# 27 by 1 1/4 Schrader tubes - free or swap



## TheDoctor (22 Apr 2010)

I have two tubes as above, that I'm not going to need.
PM if you can use them.
If you have anything to swap that you think I might like, so much the better


----------



## biggs682 (23 Apr 2010)

i would pay for postage to ship them to me if all else fails , for an old Elsewick Mistral thats slowly getting nearer to the road


----------



## iLB (23 Apr 2010)

could use one of these for the rear wheel on the falcon, it tends to gobble up the 700c alternatives for some reason


----------



## threebikesmcginty (23 Apr 2010)

iLB said:


> could use one of these for the rear wheel on the falcon, it tends to gobble up the 700c alternatives for some reason



Too much power going through them eh iLB?


----------



## TheDoctor (23 Apr 2010)

Well, as the first to reply...
Biggsy - PM me your address and I'll get them in the post
iLB - Asda do them at 2 for a fiver.
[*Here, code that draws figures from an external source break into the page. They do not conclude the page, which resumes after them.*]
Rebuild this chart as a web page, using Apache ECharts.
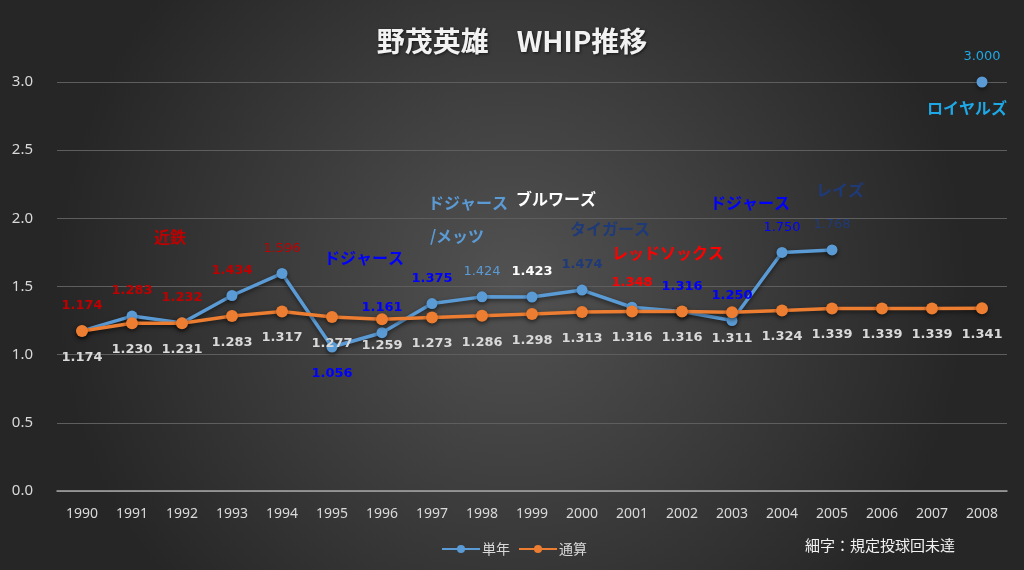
<!DOCTYPE html>
<html><head><meta charset="utf-8">
<script src="https://cdn.jsdelivr.net/npm/echarts@6/dist/echarts.min.js"></script>
<style>html,body{margin:0;padding:0;background:#333;}#c{width:1024px;height:570px;}</style>
</head><body><div id="c"></div>
<script>
const years = ['1990','1991','1992','1993','1994','1995','1996','1997','1998','1999','2000','2001','2002','2003','2004','2005','2006','2007','2008'];
const single = [1.174,1.283,1.232,1.434,1.596,1.056,1.161,1.375,1.424,1.423,1.474,1.348,1.316,1.250,1.750,1.768,null,null,3.000];
const career = [1.174,1.230,1.231,1.283,1.317,1.277,1.259,1.273,1.286,1.298,1.313,1.316,1.316,1.311,1.324,1.339,1.339,1.339,1.341];
const yTicks = [0,0.5,1.0,1.5,2.0,2.5,3.0];
// team annotation texts and anchor (category, value)
const teamNames = ['近鉄','ドジャース','ドジャース','/メッツ','ブルワーズ','タイガース','レッドソックス','ドジャース','レイズ','ロイヤルズ'];
const teamYears = ['1992','1996','1998','1998','1999','2000','2002','2003','2005','2008'];
const teamValues = [1.864,1.709,2.113,1.871,2.142,1.922,1.746,2.113,2.208,2.81];

// styles (separate from data)
const RED='#c00000', BLUE='#0000ff', LB='#5b9bd5', WH='#ffffff', NAVY='#1f3a78', BR='#ff0000', CY='#1ea8e6';
const labelColors = [RED,RED,RED,RED,RED,BLUE,BLUE,BLUE,LB,WH,NAVY,BR,BLUE,BLUE,BLUE,NAVY,null,null,CY];
const labelBold = [1,1,1,1,0,1,1,1,0,1,1,1,1,1,0,0,0,0,0];
const teamColors = [RED,BLUE,LB,LB,WH,NAVY,BR,BLUE,NAVY,CY];
const teamDx = [-12,-18,-14,-25,24,28,-14,18,8,-15];

const singleData = single.map((v,i)=>({
  value: v,
  label: {
    color: labelColors[i] || '#fff',
    fontWeight: labelBold[i] ? 'bold' : 'normal',
    position: i===5 ? 'bottom' : 'top',
    distance: i===5 ? 15 : 13
  }
}));

const chart = echarts.init(document.getElementById('c'));
chart.setOption({
  backgroundColor: {
    type:'radial', x:0.5, y:0.5, r:0.8,
    colorStops:[{offset:0,color:'#525252'},{offset:1,color:'#262626'}]
  },
  animation:false,
  title:{
    text:'野茂英雄　WHIP推移', left:'center', top:22,
    textStyle:{color:'#f2f2f2', fontSize:28, fontWeight:'bold', fontFamily:'Noto Sans CJK JP',
      textShadowColor:'rgba(0,0,0,0.6)', textShadowBlur:3, textShadowOffsetX:1, textShadowOffsetY:1}
  },
  legend:{
    data:['単年','通算'], left:436, top:537, itemWidth:38, itemHeight:10, itemGap:8,
    textStyle:{color:'#d9d9d9', fontSize:14, fontFamily:'Noto Sans CJK JP', padding:[0,0,0,-3]}
  },
  graphic:[{
    type:'text', left:805, top:538,
    style:{text:'細字：規定投球回未達', fill:'#f2f2f2', fontSize:15, fontFamily:'Noto Sans CJK JP'}
  }],
  grid:{left:57, right:17, top:82, bottom:79},
  xAxis:{
    type:'category', data:years, boundaryGap:true,
    axisLine:{lineStyle:{color:'#a6a6a6', width:1.5}},
    axisTick:{show:false},
    axisLabel:{color:'#d9d9d9', fontSize:14, margin:16, fontFamily:'Noto Sans'}
  },
  yAxis:{
    type:'value', min:0, max:3, interval:0.5,
    axisLine:{show:false}, axisTick:{show:false},
    axisLabel:{color:'#d9d9d9', fontSize:15, margin:24, fontFamily:'Noto Sans',
      formatter:v=>v.toFixed(1)},
    splitLine:{lineStyle:{color:'#5e5e5e', width:1}}
  },
  series:[
    {
      name:'単年', type:'line', data:singleData, showAllSymbol:true,
      symbol:'circle', symbolSize:11, connectNulls:false,
      lineStyle:{color:'#5b9bd5', width:3.5, shadowColor:'rgba(0,0,0,0.5)', shadowBlur:4, shadowOffsetY:2},
      itemStyle:{color:'#5b9bd5', shadowColor:'rgba(0,0,0,0.5)', shadowBlur:4, shadowOffsetY:2},
      label:{show:true, fontSize:13, fontFamily:'Verdana, DejaVu Sans',
        formatter:p=>p.value==null?'':p.value.toFixed(3)},
      z:3
    },
    {
      name:'通算', type:'line', data:career, showAllSymbol:true,
      symbol:'circle', symbolSize:12,
      lineStyle:{color:'#ed7d31', width:3.5, shadowColor:'rgba(0,0,0,0.5)', shadowBlur:4, shadowOffsetY:2},
      itemStyle:{color:'#ed7d31', shadowColor:'rgba(0,0,0,0.5)', shadowBlur:4, shadowOffsetY:2},
      label:{show:true, position:'bottom', distance:14, color:'#d9d9d9', fontWeight:'bold', fontSize:13,
        fontFamily:'DejaVu Sans', formatter:p=>p.value.toFixed(3)},
      z:4
    },
    {
      name:'teams', type:'line', data:[], silent:true,
      markPoint:{
        symbol:'circle', symbolSize:0, silent:true,
        data: teamNames.map((n,i)=>({
          coord:[teamYears[i], teamValues[i]],
          label:{show:true, position:'inside', formatter:n, offset:[teamDx[i],0],
            color:teamColors[i], fontSize:16, fontWeight:'bold', fontFamily:'Noto Sans CJK JP'}
        }))
      }
    }
  ]
});
</script></body></html>
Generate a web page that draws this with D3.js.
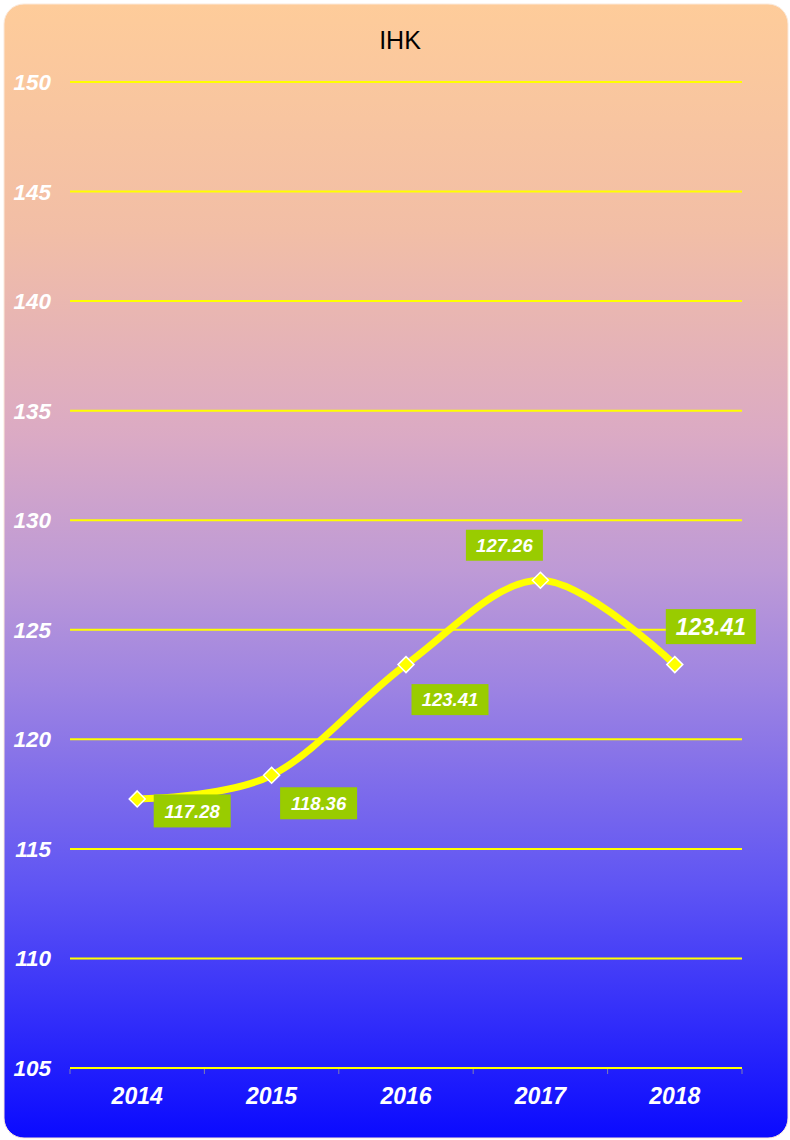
<!DOCTYPE html>
<html>
<head>
<meta charset="utf-8">
<script src="https://cdn.jsdelivr.net/npm/d3@7"></script>
<style>
  html, body { margin: 0; padding: 0; background: #ffffff; }
  svg { display: block; }
</style>
</head>
<body>
<svg id="chart" width="790" height="1140"></svg>
<script>
// IHK index by year
const years = ["2014", "2015", "2016", "2017", "2018"];
const ihk = [117.28, 118.36, 123.41, 127.26, 123.41];
const yTicks = [105, 110, 115, 120, 125, 130, 135, 140, 145, 150];
// label placement: offset of the label box centre from its point (dx, dy), font size, box size
const labelOffsets = [[55, 12], [47, 28], [44, 35], [-36, -35], [36, -38]];
const labelSizes = [18.5, 18.5, 18.5, 18.5, 23];
const labelBoxes = [[77, 33], [77, 32], [77, 31], [77, 31], [90, 35]];

const W = 790, H = 1140;
const plot = { left: 70, right: 742, top: 82, bottom: 1068 };
const FONT = "Liberation Sans, Arial, sans-serif";

const svg = d3.select("#chart");
const defs = svg.append("defs");

const grad = defs.append("linearGradient")
  .attr("id", "bg").attr("x1", 0).attr("y1", 0).attr("x2", 0).attr("y2", 1);
[[0, "#FECC9A"], [0.2, "#F2BEA6"], [0.38, "#DBAAC4"], [0.5, "#BE9AD6"],
 [0.6, "#9E84E2"], [0.78, "#5E54F4"], [1, "#0A0AFF"]]
  .forEach(([o, c]) => grad.append("stop").attr("offset", o).attr("stop-color", c));

svg.append("rect")
  .attr("x", 4).attr("y", 4).attr("width", 784).attr("height", 1134)
  .attr("rx", 20).attr("ry", 20)
  .attr("fill", "url(#bg)")
  .attr("stroke", "#FBE9DA").attr("stroke-width", 1);

const x = d3.scaleBand().domain(years).range([plot.left, plot.right]);
const y = d3.scaleLinear().domain([105, 150]).range([plot.bottom, plot.top]);

// title
svg.append("text")
  .attr("x", 400).attr("y", 49)
  .attr("text-anchor", "middle")
  .attr("font-family", FONT)
  .attr("font-size", 25)
  .attr("fill", "#000")
  .text("IHK");

// horizontal grid lines
svg.append("g").selectAll("line")
  .data(yTicks)
  .join("line")
  .attr("x1", plot.left).attr("x2", plot.right)
  .attr("y1", d => y(d)).attr("y2", d => y(d))
  .attr("stroke", "#FFFF00").attr("stroke-width", 2);

// y axis labels
svg.append("g").selectAll("text")
  .data(yTicks)
  .join("text")
  .attr("x", 51).attr("y", d => y(d) + 8)
  .attr("text-anchor", "end")
  .attr("font-family", FONT)
  .attr("font-size", 22.5).attr("font-weight", "bold").attr("font-style", "italic")
  .attr("fill", "#ffffff")
  .text(d => d);

// x axis tick marks at band boundaries
const bounds = years.map(d => x(d)).concat([plot.right]);
svg.append("g").selectAll("line")
  .data(bounds)
  .join("line")
  .attr("x1", d => d).attr("x2", d => d)
  .attr("y1", plot.bottom + 1).attr("y2", plot.bottom + 6)
  .attr("stroke", "#8080B0").attr("stroke-width", 1);

// x axis labels
svg.append("g").selectAll("text")
  .data(years)
  .join("text")
  .attr("x", d => x(d) + x.bandwidth() / 2)
  .attr("y", 1104)
  .attr("text-anchor", "middle")
  .attr("font-family", FONT)
  .attr("font-size", 23).attr("font-weight", "bold").attr("font-style", "italic")
  .attr("fill", "#ffffff")
  .text(d => d);

const pts = years.map((d, i) => [x(d) + x.bandwidth() / 2, y(ihk[i])]);

// smoothed line
svg.append("path")
  .attr("d", d3.line().curve(d3.curveCardinal.tension(0))(pts))
  .attr("fill", "none")
  .attr("stroke", "#FFFF00")
  .attr("stroke-width", 7)
  .attr("stroke-linecap", "round");

// diamond markers
svg.append("g").selectAll("path")
  .data(pts)
  .join("path")
  .attr("transform", p => `translate(${p[0]},${p[1]})`)
  .attr("d", "M0,-8L8,0L0,8L-8,0Z")
  .attr("fill", "#FFFF00")
  .attr("stroke", "#ffffff").attr("stroke-width", 1.5);

// value labels on green boxes
const lbl = svg.append("g").selectAll("g")
  .data(ihk)
  .join("g")
  .attr("transform", (d, i) => `translate(${pts[i][0] + labelOffsets[i][0]},${pts[i][1] + labelOffsets[i][1]})`);

lbl.append("rect")
  .attr("x", (d, i) => -labelBoxes[i][0] / 2)
  .attr("y", (d, i) => -labelBoxes[i][1] / 2)
  .attr("width", (d, i) => labelBoxes[i][0])
  .attr("height", (d, i) => labelBoxes[i][1])
  .attr("fill", "#99CC00");

lbl.append("text")
  .attr("text-anchor", "middle")
  .attr("dy", (d, i) => labelSizes[i] * 0.36)
  .attr("font-family", FONT)
  .attr("font-size", (d, i) => labelSizes[i])
  .attr("font-weight", "bold").attr("font-style", "italic")
  .attr("fill", "#ffffff")
  .text(d => d.toFixed(2));
</script>
</body>
</html>
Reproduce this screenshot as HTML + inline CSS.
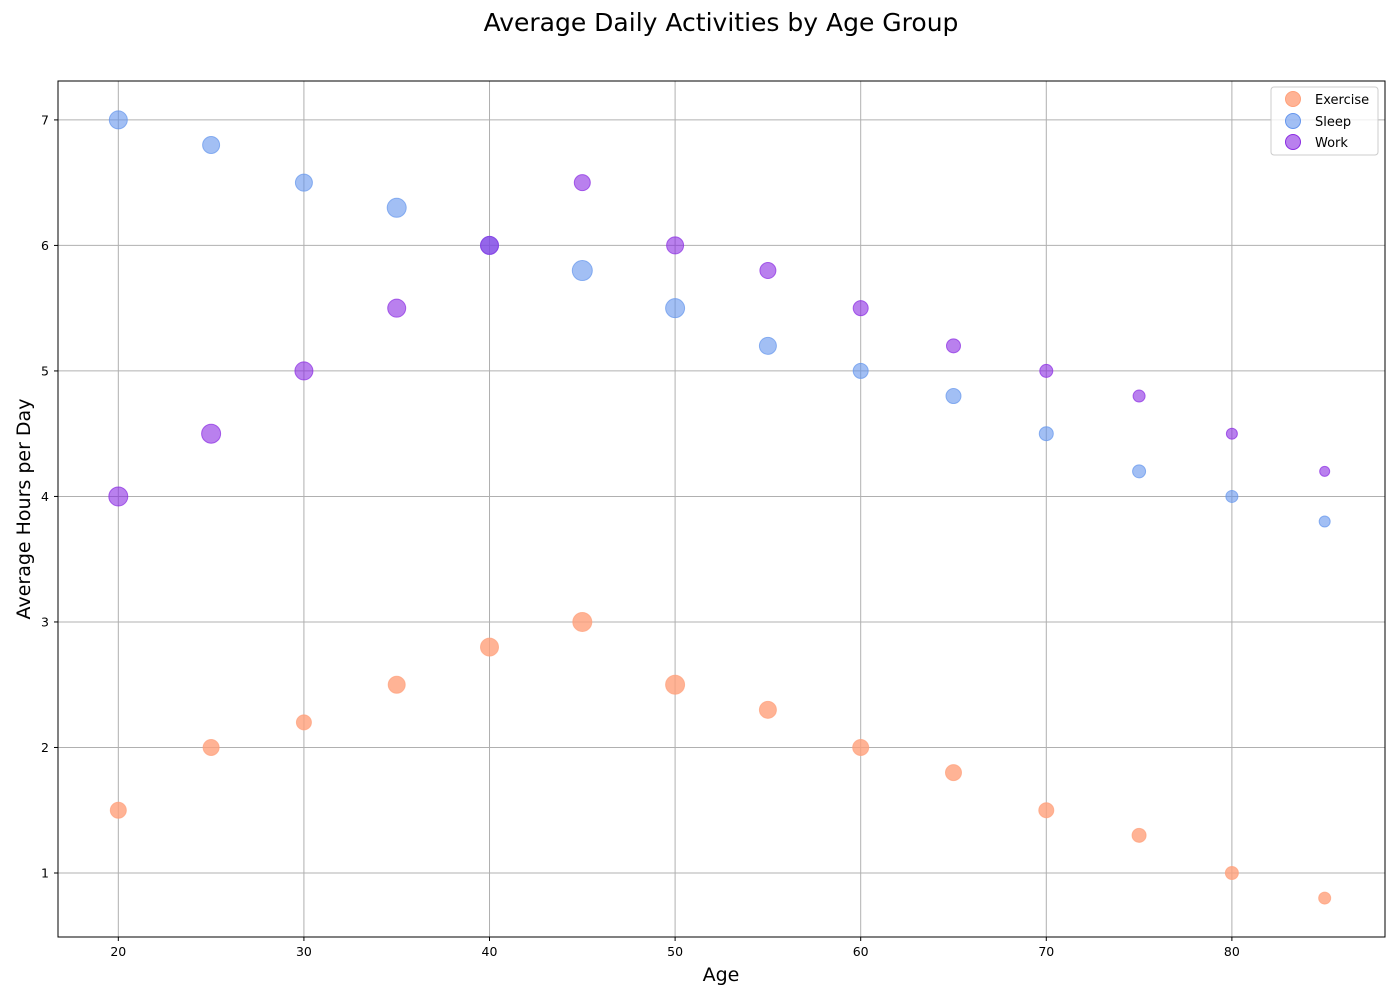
<!DOCTYPE html>
<html><head><meta charset="utf-8"><style>
body{margin:0;background:#fff;}
svg text{font-family:"DejaVu Sans","Liberation Sans",sans-serif;}
</style></head><body>
<svg id="chart" width="1400" height="1000">
<rect width="1400" height="1000" fill="#fff"/>
<text x="721" y="31" font-size="25" text-anchor="middle">Average Daily Activities by Age Group</text>
<g id="grid"></g>
<g id="points"></g>
<rect x="58" y="81" width="1327" height="856" fill="none" stroke="#000" stroke-width="1"/>
<g id="ticks"></g>
<text x="721" y="981" font-size="19" text-anchor="middle">Age</text>
<text x="0" y="0" font-size="19" text-anchor="middle" transform="translate(30,509) rotate(-90)">Average Hours per Day</text>
<g>
<rect x="1271" y="87" width="107" height="68" rx="3" fill="#fff" fill-opacity="0.8" stroke="#ccc"/>
<circle cx="1293" cy="99" r="7.5" fill="#FFA07A" fill-opacity="0.8" stroke="#FFA07A"/>
<text x="1315" y="104" font-size="13">Exercise</text>
<circle cx="1293" cy="121" r="7.5" fill="#6495ED" fill-opacity="0.6" stroke="#6495ED"/>
<text x="1315" y="126" font-size="13">Sleep</text>
<circle cx="1293" cy="142" r="7.5" fill="#8A2BE2" fill-opacity="0.6" stroke="#8A2BE2"/>
<text x="1315" y="147" font-size="13">Work</text>
</g>
</svg>
<script>
const ages=[20,25,30,35,40,45,50,55,60,65,70,75,80,85];
const exercise=[1.5,2.0,2.2,2.5,2.8,3.0,2.5,2.3,2.0,1.8,1.5,1.3,1.0,0.8];
const sleep=[7.0,6.8,6.5,6.3,6.0,5.8,5.5,5.2,5.0,4.8,4.5,4.2,4.0,3.8];
const work=[4.0,4.5,5.0,5.5,6.0,6.5,6.0,5.8,5.5,5.2,5.0,4.8,4.5,4.2];
const exerciseSize=[8,8,7.5,8.5,9,9.5,9.5,8.5,8,8,7.5,7,6.5,6];
const sleepSize=[9,8.5,8.5,9.5,9,10,9.5,8.5,7.5,7.5,7,6.5,6,5.5];
const workSize=[9.5,9.5,9,9,9,8,8.5,8,7.5,7,6.5,6,5.5,5];
const xTicks=[20,30,40,50,60,70,80];
const yTicks=[1,2,3,4,5,6,7];
const NS="http://www.w3.org/2000/svg";
const L=58,R=1385,T=81,B=937;
const xmin=16.75,xmax=88.25,ymin=0.49,ymax=7.31;
const X=v=>L+(v-xmin)/(xmax-xmin)*(R-L);
const Y=v=>B-(v-ymin)/(ymax-ymin)*(B-T);
const grid=document.getElementById('grid'),ticks=document.getElementById('ticks'),pts=document.getElementById('points');
function mk(tag,attrs,parent){const e=document.createElementNS(NS,tag);for(const k in attrs)e.setAttribute(k,attrs[k]);parent.appendChild(e);return e;}
xTicks.forEach(v=>{const x=X(v);
const g=mk('line',{x1:x,x2:x,y1:T,y2:B,stroke:'#b0b0b0','stroke-width':1},grid);


mk('line',{x1:x,x2:x,y1:B,y2:B+4,stroke:'#000'},ticks);
const t=mk('text',{x:x,y:B+19,'font-size':12.5,'text-anchor':'middle'},ticks);t.textContent=v;

});
yTicks.forEach(v=>{const y=Y(v);
const g=mk('line',{x1:L,x2:R,y1:y,y2:y,stroke:'#b0b0b0','stroke-width':1},grid);


mk('line',{x1:L-4,x2:L,y1:y,y2:y,stroke:'#000'},ticks);
const t=mk('text',{x:L-9,y:y+4.5,'font-size':12.5,'text-anchor':'end'},ticks);t.textContent=v;

});
function series(vals,sizes,color,op,name){vals.forEach((v,i)=>{
const c=mk('circle',{cx:X(ages[i]),cy:Y(v),r:sizes[i],fill:color,'fill-opacity':op,stroke:color,'stroke-opacity':0.7},pts);

});}
series(exercise,exerciseSize,'#FFA07A',0.8,'exercise');
series(sleep,sleepSize,'#6495ED',0.6,'sleep');
series(work,workSize,'#8A2BE2',0.6,'work');
</script>
</body></html>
You got an Asda nearby?


----------



## biggs682 (23 Apr 2010)

never seen in our asda
have e mailed you address details


----------



## iLB (23 Apr 2010)

thanks doc, will have a look


----------



## TheDoctor (23 Apr 2010)

If not, gimme a holler and I'll get some more from my local Asda.
If I'd noticed they were a Schrader valve I'd never have bought them...


----------



## biggs682 (20 May 2010)

doc

not seen these tubes yet


----------



## TheDoctor (20 May 2010)

Ooh bugger!!!
I knew there was sommat I was supposed to do


----------